Bahkan sebagai seorang wanita, Zavilda tampak tidak peduli dengan maraknya objektifikasi tubuh perempuan, bahkan menjadi salah satu pelakunya. Ia menyuguhkan konten yang dibumbui dan dibalut dengan nuansa sensual seolah wanita hanyalah sebuah objek yang bisa diperlakukan semena-mena tanpa martabat. Dengan adanya budaya patriarkial serta seksisme yang masih kental di bangsa kita, tubuh perempuan acap kali diobjektifikasi sebagai sarana untuk meraup uang sebanyak-banyaknya. Perempuan dijadikan objek hegemoni dan kontrol ideologi berkepala dua, patriarki dan kapitalisme (Devi, 2022). Setiap tubuh yang ada dimiliki oleh individu tersebut, maka itu setiap perempuan memiliki kendali dan hak penuh atas tubuhnya tanpa perlu intervensi dari pihak mana pun (Benedicta, 2011).

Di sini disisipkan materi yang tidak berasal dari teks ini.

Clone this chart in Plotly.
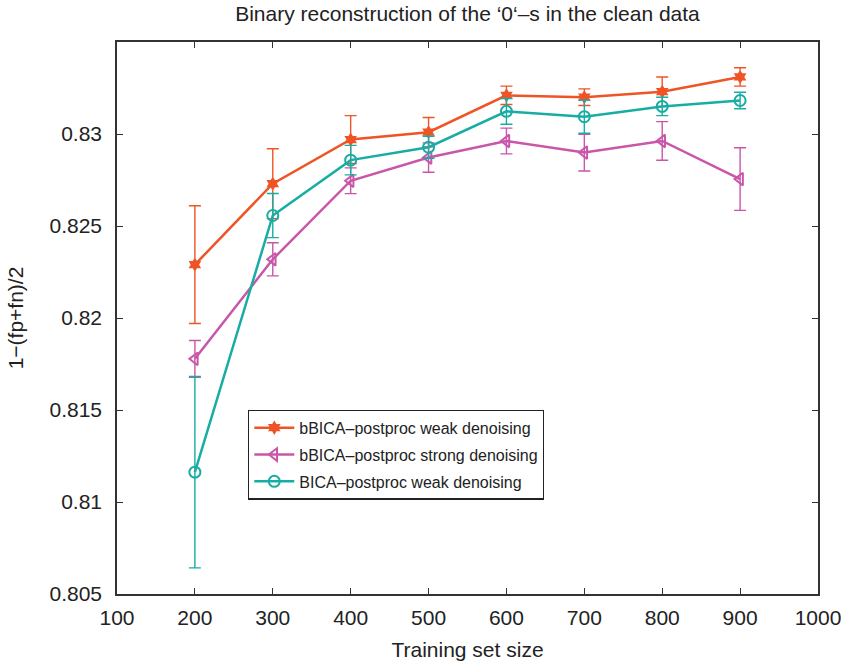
import plotly.graph_objects as go

train_size = [200, 300, 400, 500, 600, 700, 800, 900]

weak_bbica = [0.8229, 0.8273, 0.8297, 0.8301, 0.8321, 0.8320, 0.8323, 0.8331]
weak_bbica_err = [0.0032, 0.0019, 0.0013, 0.0008, 0.0005, 0.00045, 0.0008, 0.0005]

strong_bbica = [0.81778, 0.82319, 0.82746, 0.82872, 0.82962, 0.82899, 0.82962, 0.82755]
strong_bbica_err = [0.0010, 0.0009, 0.0007, 0.0008, 0.0007, 0.0010, 0.00105, 0.0017]

weak_bica = [0.81162, 0.82557, 0.82858, 0.82928, 0.83123, 0.83094, 0.8315, 0.83182]
weak_bica_err = [0.0052, 0.0012, 0.0008, 0.0006, 0.0007, 0.0009, 0.0005, 0.00045]

x_ticks = [100, 200, 300, 400, 500, 600, 700, 800, 900, 1000]
y_ticks = [0.805, 0.81, 0.815, 0.82, 0.825, 0.83]

ORANGE = "#EF5426"
MAGENTA = "#C956A8"
TEAL = "#17ADA4"
FONT = "Liberation Sans, Arial, sans-serif"

fig = go.Figure()

def add(name, y, err, color, symbol, size):
    fig.add_trace(go.Scatter(
        x=train_size, y=y, name=name, mode="lines+markers", legendgroup=name,
        line=dict(color=color, width=2.5),
        marker=dict(symbol=symbol, size=size, color=color,
                    line=dict(color=color, width=2)),
        error_y=dict(type="data", array=err, visible=True,
                     color=color, thickness=1.4, width=6),
    ))

add("bBICA\u2013postproc weak denoising", weak_bbica, weak_bbica_err, ORANGE, "hexagram", 8)
add("bBICA\u2013postproc strong denoising", strong_bbica, strong_bbica_err, MAGENTA, "triangle-left-open", 11)
add("BICA\u2013postproc weak denoising", weak_bica, weak_bica_err, TEAL, "circle-open", 11)

axis_common = dict(
    showline=True, linecolor="#333333", linewidth=1.5, mirror="ticks",
    ticks="inside", ticklen=6, tickcolor="#333333", tickwidth=1.2,
    showgrid=False, zeroline=False, ticklabeloverflow="allow", automargin=False,
    tickfont=dict(family=FONT, size=21, color="#222222"),
)

fig.update_layout(
    width=841, height=665,
    margin=dict(l=117, r=23, t=42, b=71, autoexpand=False),
    paper_bgcolor="white", plot_bgcolor="white",
    font=dict(family=FONT, color="#222222"),
    title=dict(text="Binary reconstruction of the \u20180\u2018\u2013s in the clean data",
               x=(117 + 818) / 2 / 841, xanchor="center", y=1 - 14 / 665, yanchor="middle",
               font=dict(family=FONT, size=21, color="#222222")),
    xaxis=dict(range=[100, 1000], tickvals=x_ticks, ticklabelstandoff=4,
               title=dict(text="Training set size", font=dict(family=FONT, size=21), standoff=14),
               **axis_common),
    yaxis=dict(range=[0.805, 0.835], tickvals=y_ticks, tickformat=".3~f", ticklabelstandoff=9,
               title=dict(text="1\u2212(fp+fn)/2", font=dict(family=FONT, size=21), standoff=20),
               **axis_common),
    legend=dict(x=0.187, y=0.334, xanchor="left", yanchor="top",
                bgcolor="white", bordercolor="#222222", borderwidth=1.2,
                font=dict(family=FONT, size=16, color="#222222"),
                itemwidth=40, tracegroupgap=3),
    showlegend=True,
)

fig.write_html("out.html")
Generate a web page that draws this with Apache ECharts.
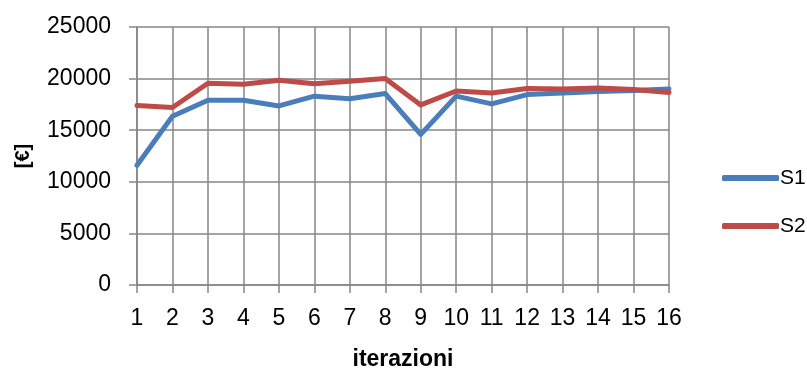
<!DOCTYPE html>
<html>
<head>
<meta charset="utf-8">
<script src="https://cdn.jsdelivr.net/npm/echarts@6/dist/echarts.min.js"></script>
<style>html,body{margin:0;padding:0;background:#fff}#c{width:807px;height:369px}</style>
</head>
<body>
<div id="c"></div>
<script>
var categories = ['1','2','3','4','5','6','7','8','9','10','11','12','13','14','15','16'];
var s1 = [11600, 16350, 17900, 17900, 17350, 18300, 18050, 18550, 14600, 18300, 17550, 18450, 18600, 18750, 18850, 19000];
var s2 = [17400, 17200, 19550, 19450, 19850, 19500, 19750, 20000, 17450, 18800, 18600, 19050, 19000, 19100, 18950, 18650];
var seriesNames = ['S1', 'S2'];
var yTicks = {min: 0, max: 25000, interval: 5000};

var font = 'Liberation Sans';
var gridColor = '#868686';
var chart = echarts.init(document.getElementById('c'), null, {renderer: 'canvas'});
chart.setOption({
  animation: false,
  backgroundColor: '#fff',
  grid: {left: 137, right: 138, top: 27, bottom: 84, containLabel: false, outerBoundsMode: 'none'},
  xAxis: {
    type: 'category',
    data: categories,
    boundaryGap: false,
    name: 'iterazioni',
    nameLocation: 'middle',
    nameGap: 63,
    nameTextStyle: {fontFamily: font, fontWeight: 'bold', fontSize: 23, color: '#000'},
    axisLine: {lineStyle: {color: gridColor, width: 1.5}},
    axisTick: {show: true, inside: false, length: 8, lineStyle: {color: gridColor, width: 1.5}},
    axisLabel: {fontFamily: font, fontSize: 23, color: '#000', margin: 22, interval: 0},
    splitLine: {show: true, lineStyle: {color: gridColor, width: 1.5}}
  },
  yAxis: {
    type: 'value',
    min: yTicks.min, max: yTicks.max, interval: yTicks.interval,
    name: '[€]',
    nameLocation: 'middle',
    nameGap: 104,
    nameRotate: 90,
    nameTextStyle: {fontFamily: font, fontWeight: 'bold', fontSize: 20, color: '#000'},
    axisLine: {show: true, lineStyle: {color: gridColor, width: 1.5}},
    axisTick: {show: true, inside: false, length: 8, lineStyle: {color: gridColor, width: 1.5}},
    axisLabel: {fontFamily: font, fontSize: 23, color: '#000', margin: 26, formatter: function (v) { return String(v); }},
    splitLine: {show: true, lineStyle: {color: gridColor, width: 1.5}}
  },
  legend: {
    orient: 'vertical',
    left: 722,
    top: 167,
    padding: 0,
    itemWidth: 57,
    itemHeight: 6,
    itemGap: 26,
    icon: 'roundRect',
    textStyle: {fontFamily: font, fontSize: 21, color: '#000', lineHeight: 22, padding: [0,0,0,-4]},
    data: seriesNames
  },
  series: [
    {name: seriesNames[0], type: 'line', data: s1, symbol: 'none', lineStyle: {color: '#4A7EBB', width: 5, cap: 'round', join: 'round'}, itemStyle: {color: '#4A7EBB'}},
    {name: seriesNames[1], type: 'line', data: s2, symbol: 'none', lineStyle: {color: '#BE4B48', width: 5, cap: 'round', join: 'round'}, itemStyle: {color: '#BE4B48'}}
  ]
});
</script>
</body>
</html>
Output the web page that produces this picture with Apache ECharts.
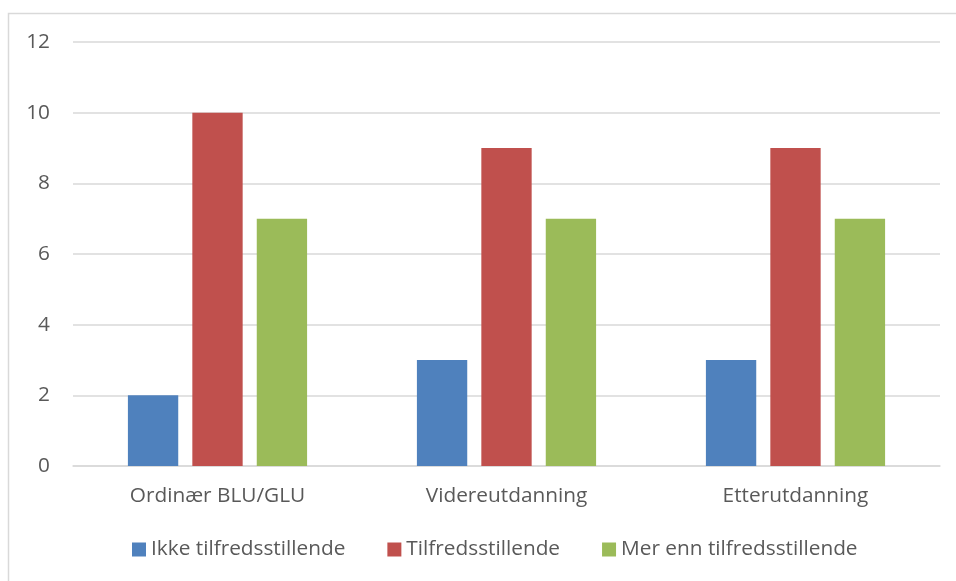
<!DOCTYPE html>
<html>
<head>
<meta charset="utf-8">
<script src="https://cdn.jsdelivr.net/npm/echarts@6/dist/echarts.min.js"></script>
<style>
  html, body { margin: 0; padding: 0; background: #fff; }
  #chart { width: 956px; height: 581px; }
</style>
</head>
<body>
<div id="chart"></div>
<script>
// Categories and series values
const categories = ['Ordinær BLU/GLU', 'Videreutdanning', 'Etterutdanning'];
const seriesNames = ['Ikke tilfredsstillende', 'Tilfredsstillende', 'Mer enn tilfredsstillende'];
const ikkeTilfreds = [2, 3, 3];
const tilfreds = [10, 9, 9];
const merEnnTilfreds = [7, 7, 7];
const yTicks = [0, 2, 4, 6, 8, 10, 12];

const colors = ['#4F81BD', '#C0504D', '#9BBB59'];
const fontFamily = '"Open Sans", sans-serif';
const textColor = '#595959';
const fontSize = 20.8;

const chart = echarts.init(document.getElementById('chart'));

function bar(name, data, color) {
  return {
    name: name,
    type: 'bar',
    data: data,
    barGap: '28%',
    barCategoryGap: '38%',
    itemStyle: { color: color },
    emphasis: { disabled: true }
  };
}

chart.setOption({
  animation: false,
  backgroundColor: '#fff',
  color: colors,
  graphic: [{
    type: 'rect',
    shape: { x: 8.5, y: 13.5, width: 960, height: 600 },
    style: { fill: 'none', stroke: '#d9d9d9', lineWidth: 1.5 },
    silent: true
  }],
  grid: { left: 73, right: 16, top: 42, bottom: 115 },
  legend: {
    bottom: 16,
    left: 127,
    itemWidth: 14,
    itemHeight: 14,
    itemGap: 42,
    icon: 'rect',
    textStyle: { color: textColor, fontSize: fontSize, fontFamily: fontFamily },
    data: seriesNames
  },
  xAxis: {
    type: 'category',
    data: categories,
    axisLine: { lineStyle: { color: '#d9d9d9', width: 1.5 } },
    axisTick: { show: false },
    axisLabel: { color: textColor, fontSize: fontSize, fontFamily: fontFamily, margin: 20 }
  },
  yAxis: {
    type: 'value',
    min: yTicks[0],
    max: yTicks[yTicks.length - 1],
    interval: 2,
    axisLine: { show: false },
    axisTick: { show: false },
    splitLine: { lineStyle: { color: '#d9d9d9', width: 1.5 } },
    axisLabel: { color: textColor, fontSize: fontSize, fontFamily: fontFamily, margin: 23 }
  },
  series: [
    bar(seriesNames[0], ikkeTilfreds, colors[0]),
    bar(seriesNames[1], tilfreds, colors[1]),
    bar(seriesNames[2], merEnnTilfreds, colors[2])
  ]
});
</script>
</body>
</html>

Di tengah segala kekacauan yang terjadi ini, peran Roh Kudus sangat teramat kita butuhkan. Saat Tuhan Yesus naik ke surga, Ia mengutus Roh Kudus untuk turun ke dunia dan berdiam di hati setiap orang. Dengan begini, pribadi Allah akan selalu bersama dan menemani kita dalam kondisi apa pun. Kini semuanya bergantung pada apakah kita mau menerima dan mendengar-Nya atau tidak. Di dalam kehidupan manusia, Roh Kudus menginsafkan manusia akan dosa. Tak hanya itu, Ia juga mendiami orang percaya, menguduskan orang percaya dari ikatan dosa, menjadi sumber penghiburan bagi orang percaya, dan memperlengkapi orang percaya (Sumiwi, 2018). Bila hati kita sebagai pusat restorasi gambar Allah bisa tergerak, dan mau menerima serta sadar akan keberdosaan kita, maka kehidupan spiritual kita dapat dituntun untuk berkembang dan mengalami transformasi spiritual. 

Kehidupan spiritual yang bertumbuh akan menyebabkan seorang individu mengalami transformasi spiritual, yakni kondisi saat semua aspek esensial yang menyusun kehidupan manusia dipusatkan kepada Allah menuju keserupaaan dengan Kristus. Saat seseorang sudah mengalami transformasi spiritual, Ia dapat mengasihi Allah dengan segenap hati, jiwa, dan raga serta mengasihi sesama seperti mengasihi dirinya sendiri. Hal ini tidak hanya akan membawa kebaikan pada diri sendiri, namun kita juga dapat menjadi saluran berkat bagi sesama serta garam dan terang dunia. Bila kita dapat mengasihi sesama seperti diri sendiri, maka sudah pasti kita mengerti cara untuk memelihara dan menciptakan kerukunan antarumat beragama. 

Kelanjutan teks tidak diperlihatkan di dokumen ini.